**WORK TO DO**
Reproduce each line of the material precisely.

**DATA EXTRACT**
====

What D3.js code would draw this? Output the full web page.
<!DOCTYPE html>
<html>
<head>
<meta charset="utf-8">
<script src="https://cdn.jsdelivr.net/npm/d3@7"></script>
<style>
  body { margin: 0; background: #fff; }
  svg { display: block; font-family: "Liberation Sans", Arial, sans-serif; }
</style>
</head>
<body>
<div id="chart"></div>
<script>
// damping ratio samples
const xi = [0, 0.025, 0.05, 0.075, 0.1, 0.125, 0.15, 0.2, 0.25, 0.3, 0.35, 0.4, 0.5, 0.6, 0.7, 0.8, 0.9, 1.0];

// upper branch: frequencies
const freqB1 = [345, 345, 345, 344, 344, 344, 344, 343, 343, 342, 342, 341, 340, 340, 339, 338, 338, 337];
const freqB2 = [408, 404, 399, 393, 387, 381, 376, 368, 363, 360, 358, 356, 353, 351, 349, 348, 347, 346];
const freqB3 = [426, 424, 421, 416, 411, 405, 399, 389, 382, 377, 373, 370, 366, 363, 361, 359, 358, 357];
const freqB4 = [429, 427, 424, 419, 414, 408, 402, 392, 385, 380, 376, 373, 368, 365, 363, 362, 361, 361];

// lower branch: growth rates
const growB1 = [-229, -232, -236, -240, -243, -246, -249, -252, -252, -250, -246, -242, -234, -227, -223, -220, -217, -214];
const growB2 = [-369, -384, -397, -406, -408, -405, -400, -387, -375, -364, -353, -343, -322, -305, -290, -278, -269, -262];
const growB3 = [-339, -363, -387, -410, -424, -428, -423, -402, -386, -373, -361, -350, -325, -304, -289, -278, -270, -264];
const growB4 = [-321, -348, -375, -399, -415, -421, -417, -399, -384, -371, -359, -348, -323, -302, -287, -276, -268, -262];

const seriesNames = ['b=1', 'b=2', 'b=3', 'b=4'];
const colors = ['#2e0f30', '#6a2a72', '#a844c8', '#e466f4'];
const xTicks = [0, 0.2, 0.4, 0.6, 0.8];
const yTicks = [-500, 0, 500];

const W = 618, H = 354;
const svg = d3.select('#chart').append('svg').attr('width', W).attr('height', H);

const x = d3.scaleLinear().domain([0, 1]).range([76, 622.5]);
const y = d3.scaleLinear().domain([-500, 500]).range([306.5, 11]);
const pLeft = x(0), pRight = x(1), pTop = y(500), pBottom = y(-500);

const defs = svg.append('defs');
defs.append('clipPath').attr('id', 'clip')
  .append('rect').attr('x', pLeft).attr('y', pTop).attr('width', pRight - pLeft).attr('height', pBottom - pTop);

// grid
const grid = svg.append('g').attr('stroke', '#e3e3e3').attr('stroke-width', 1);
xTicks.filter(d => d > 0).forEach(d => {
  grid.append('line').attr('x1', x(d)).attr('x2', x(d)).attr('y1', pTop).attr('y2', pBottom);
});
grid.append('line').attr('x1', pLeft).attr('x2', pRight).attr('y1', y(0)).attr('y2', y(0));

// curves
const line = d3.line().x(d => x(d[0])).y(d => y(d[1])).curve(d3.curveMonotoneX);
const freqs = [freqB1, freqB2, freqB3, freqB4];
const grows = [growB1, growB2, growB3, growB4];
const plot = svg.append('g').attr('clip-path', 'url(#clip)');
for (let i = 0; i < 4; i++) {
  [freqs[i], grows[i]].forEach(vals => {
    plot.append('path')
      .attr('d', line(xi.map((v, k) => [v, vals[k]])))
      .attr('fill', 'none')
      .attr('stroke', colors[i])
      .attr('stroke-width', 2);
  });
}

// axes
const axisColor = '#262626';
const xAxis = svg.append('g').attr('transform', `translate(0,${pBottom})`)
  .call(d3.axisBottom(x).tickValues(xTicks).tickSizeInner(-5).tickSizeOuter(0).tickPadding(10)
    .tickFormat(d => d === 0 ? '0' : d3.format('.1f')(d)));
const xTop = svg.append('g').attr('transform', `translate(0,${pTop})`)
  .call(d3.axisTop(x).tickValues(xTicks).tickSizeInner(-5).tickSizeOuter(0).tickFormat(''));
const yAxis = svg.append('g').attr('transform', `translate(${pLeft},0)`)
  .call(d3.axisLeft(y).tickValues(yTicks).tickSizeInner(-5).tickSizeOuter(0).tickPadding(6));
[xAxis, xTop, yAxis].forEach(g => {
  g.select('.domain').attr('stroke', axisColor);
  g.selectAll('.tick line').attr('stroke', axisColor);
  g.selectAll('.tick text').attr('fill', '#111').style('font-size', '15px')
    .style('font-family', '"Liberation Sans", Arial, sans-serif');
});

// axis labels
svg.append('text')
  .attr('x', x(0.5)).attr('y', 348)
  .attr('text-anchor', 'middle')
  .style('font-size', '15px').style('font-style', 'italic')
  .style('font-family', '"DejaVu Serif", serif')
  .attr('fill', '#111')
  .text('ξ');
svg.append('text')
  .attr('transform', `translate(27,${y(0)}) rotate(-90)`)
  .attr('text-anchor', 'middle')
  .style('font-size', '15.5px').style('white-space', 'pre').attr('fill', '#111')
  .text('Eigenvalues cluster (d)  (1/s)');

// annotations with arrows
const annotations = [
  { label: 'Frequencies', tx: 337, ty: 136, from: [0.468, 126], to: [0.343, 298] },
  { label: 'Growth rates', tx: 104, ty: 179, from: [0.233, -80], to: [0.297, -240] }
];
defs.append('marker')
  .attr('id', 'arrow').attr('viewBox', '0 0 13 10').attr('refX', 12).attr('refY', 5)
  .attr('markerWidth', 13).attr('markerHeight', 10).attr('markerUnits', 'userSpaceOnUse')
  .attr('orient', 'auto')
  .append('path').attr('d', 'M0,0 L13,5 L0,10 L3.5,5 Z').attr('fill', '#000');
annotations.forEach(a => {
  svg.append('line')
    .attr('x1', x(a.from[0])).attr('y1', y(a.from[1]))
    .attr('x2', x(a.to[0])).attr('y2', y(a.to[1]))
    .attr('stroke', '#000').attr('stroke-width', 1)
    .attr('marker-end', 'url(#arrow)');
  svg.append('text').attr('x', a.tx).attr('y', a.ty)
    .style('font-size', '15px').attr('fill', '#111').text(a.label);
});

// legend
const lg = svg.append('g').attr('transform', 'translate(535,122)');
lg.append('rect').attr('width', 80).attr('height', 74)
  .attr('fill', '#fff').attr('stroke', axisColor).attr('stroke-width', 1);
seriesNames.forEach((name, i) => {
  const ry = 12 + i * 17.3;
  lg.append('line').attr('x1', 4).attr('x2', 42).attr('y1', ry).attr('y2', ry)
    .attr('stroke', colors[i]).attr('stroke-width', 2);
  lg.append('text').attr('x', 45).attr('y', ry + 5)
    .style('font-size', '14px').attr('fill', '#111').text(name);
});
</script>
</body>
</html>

====

**SOLUTION TO THIS PROBLEM**
What D3.js code would draw this? Output the full web page.
<!DOCTYPE html>
<html>
<head>
<meta charset="utf-8">
<script src="https://cdn.jsdelivr.net/npm/d3@7"></script>
<style>
  body { margin: 0; background: #fff; }
  svg { display: block; font-family: "Liberation Sans", Arial, sans-serif; }
</style>
</head>
<body>
<div id="chart"></div>
<script>
// damping ratio samples
const xi = [0, 0.025, 0.05, 0.075, 0.1, 0.125, 0.15, 0.2, 0.25, 0.3, 0.35, 0.4, 0.5, 0.6, 0.7, 0.8, 0.9, 1.0];

// upper branch: frequencies
const freqB1 = [345, 345, 345, 344, 344, 344, 344, 343, 343, 342, 342, 341, 340, 340, 339, 338, 338, 337];
const freqB2 = [408, 404, 399, 393, 387, 381, 376, 368, 363, 360, 358, 356, 353, 351, 349, 348, 347, 346];
const freqB3 = [426, 424, 421, 416, 411, 405, 399, 389, 382, 377, 373, 370, 366, 363, 361, 359, 358, 357];
const freqB4 = [429, 427, 424, 419, 414, 408, 402, 392, 385, 380, 376, 373, 368, 365, 363, 362, 361, 361];

// lower branch: growth rates
const growB1 = [-229, -232, -236, -240, -243, -246, -249, -252, -252, -250, -246, -242, -234, -227, -223, -220, -217, -214];
const growB2 = [-369, -384, -397, -406, -408, -405, -400, -387, -375, -364, -353, -343, -322, -305, -290, -278, -269, -262];
const growB3 = [-339, -363, -387, -410, -424, -428, -423, -402, -386, -373, -361, -350, -325, -304, -289, -278, -270, -264];
const growB4 = [-321, -348, -375, -399, -415, -421, -417, -399, -384, -371, -359, -348, -323, -302, -287, -276, -268, -262];

const seriesNames = ['b=1', 'b=2', 'b=3', 'b=4'];
const colors = ['#2e0f30', '#6a2a72', '#a844c8', '#e466f4'];
const xTicks = [0, 0.2, 0.4, 0.6, 0.8];
const yTicks = [-500, 0, 500];

const W = 618, H = 354;
const svg = d3.select('#chart').append('svg').attr('width', W).attr('height', H);

const x = d3.scaleLinear().domain([0, 1]).range([76, 622.5]);
const y = d3.scaleLinear().domain([-500, 500]).range([306.5, 11]);
const pLeft = x(0), pRight = x(1), pTop = y(500), pBottom = y(-500);

const defs = svg.append('defs');
defs.append('clipPath').attr('id', 'clip')
  .append('rect').attr('x', pLeft).attr('y', pTop).attr('width', pRight - pLeft).attr('height', pBottom - pTop);

// grid
const grid = svg.append('g').attr('stroke', '#e3e3e3').attr('stroke-width', 1);
xTicks.filter(d => d > 0).forEach(d => {
  grid.append('line').attr('x1', x(d)).attr('x2', x(d)).attr('y1', pTop).attr('y2', pBottom);
});
grid.append('line').attr('x1', pLeft).attr('x2', pRight).attr('y1', y(0)).attr('y2', y(0));

// curves
const line = d3.line().x(d => x(d[0])).y(d => y(d[1])).curve(d3.curveMonotoneX);
const freqs = [freqB1, freqB2, freqB3, freqB4];
const grows = [growB1, growB2, growB3, growB4];
const plot = svg.append('g').attr('clip-path', 'url(#clip)');
for (let i = 0; i < 4; i++) {
  [freqs[i], grows[i]].forEach(vals => {
    plot.append('path')
      .attr('d', line(xi.map((v, k) => [v, vals[k]])))
      .attr('fill', 'none')
      .attr('stroke', colors[i])
      .attr('stroke-width', 2);
  });
}

// axes
const axisColor = '#262626';
const xAxis = svg.append('g').attr('transform', `translate(0,${pBottom})`)
  .call(d3.axisBottom(x).tickValues(xTicks).tickSizeInner(-5).tickSizeOuter(0).tickPadding(10)
    .tickFormat(d => d === 0 ? '0' : d3.format('.1f')(d)));
const xTop = svg.append('g').attr('transform', `translate(0,${pTop})`)
  .call(d3.axisTop(x).tickValues(xTicks).tickSizeInner(-5).tickSizeOuter(0).tickFormat(''));
const yAxis = svg.append('g').attr('transform', `translate(${pLeft},0)`)
  .call(d3.axisLeft(y).tickValues(yTicks).tickSizeInner(-5).tickSizeOuter(0).tickPadding(6));
[xAxis, xTop, yAxis].forEach(g => {
  g.select('.domain').attr('stroke', axisColor);
  g.selectAll('.tick line').attr('stroke', axisColor);
  g.selectAll('.tick text').attr('fill', '#111').style('font-size', '15px')
    .style('font-family', '"Liberation Sans", Arial, sans-serif');
});

// axis labels
svg.append('text')
  .attr('x', x(0.5)).attr('y', 348)
  .attr('text-anchor', 'middle')
  .style('font-size', '15px').style('font-style', 'italic')
  .style('font-family', '"DejaVu Serif", serif')
  .attr('fill', '#111')
  .text('ξ');
svg.append('text')
  .attr('transform', `translate(27,${y(0)}) rotate(-90)`)
  .attr('text-anchor', 'middle')
  .style('font-size', '15.5px').style('white-space', 'pre').attr('fill', '#111')
  .text('Eigenvalues cluster (d)  (1/s)');

// annotations with arrows
const annotations = [
  { label: 'Frequencies', tx: 337, ty: 136, from: [0.468, 126], to: [0.343, 298] },
  { label: 'Growth rates', tx: 104, ty: 179, from: [0.233, -80], to: [0.297, -240] }
];
defs.append('marker')
  .attr('id', 'arrow').attr('viewBox', '0 0 13 10').attr('refX', 12).attr('refY', 5)
  .attr('markerWidth', 13).attr('markerHeight', 10).attr('markerUnits', 'userSpaceOnUse')
  .attr('orient', 'auto')
  .append('path').attr('d', 'M0,0 L13,5 L0,10 L3.5,5 Z').attr('fill', '#000');
annotations.forEach(a => {
  svg.append('line')
    .attr('x1', x(a.from[0])).attr('y1', y(a.from[1]))
    .attr('x2', x(a.to[0])).attr('y2', y(a.to[1]))
    .attr('stroke', '#000').attr('stroke-width', 1)
    .attr('marker-end', 'url(#arrow)');
  svg.append('text').attr('x', a.tx).attr('y', a.ty)
    .style('font-size', '15px').attr('fill', '#111').text(a.label);
});

// legend
const lg = svg.append('g').attr('transform', 'translate(535,122)');
lg.append('rect').attr('width', 80).attr('height', 74)
  .attr('fill', '#fff').attr('stroke', axisColor).attr('stroke-width', 1);
seriesNames.forEach((name, i) => {
  const ry = 12 + i * 17.3;
  lg.append('line').attr('x1', 4).attr('x2', 42).attr('y1', ry).attr('y2', ry)
    .attr('stroke', colors[i]).attr('stroke-width', 2);
  lg.append('text').attr('x', 45).attr('y', ry + 5)
    .style('font-size', '14px').attr('fill', '#111').text(name);
});
</script>
</body>
</html>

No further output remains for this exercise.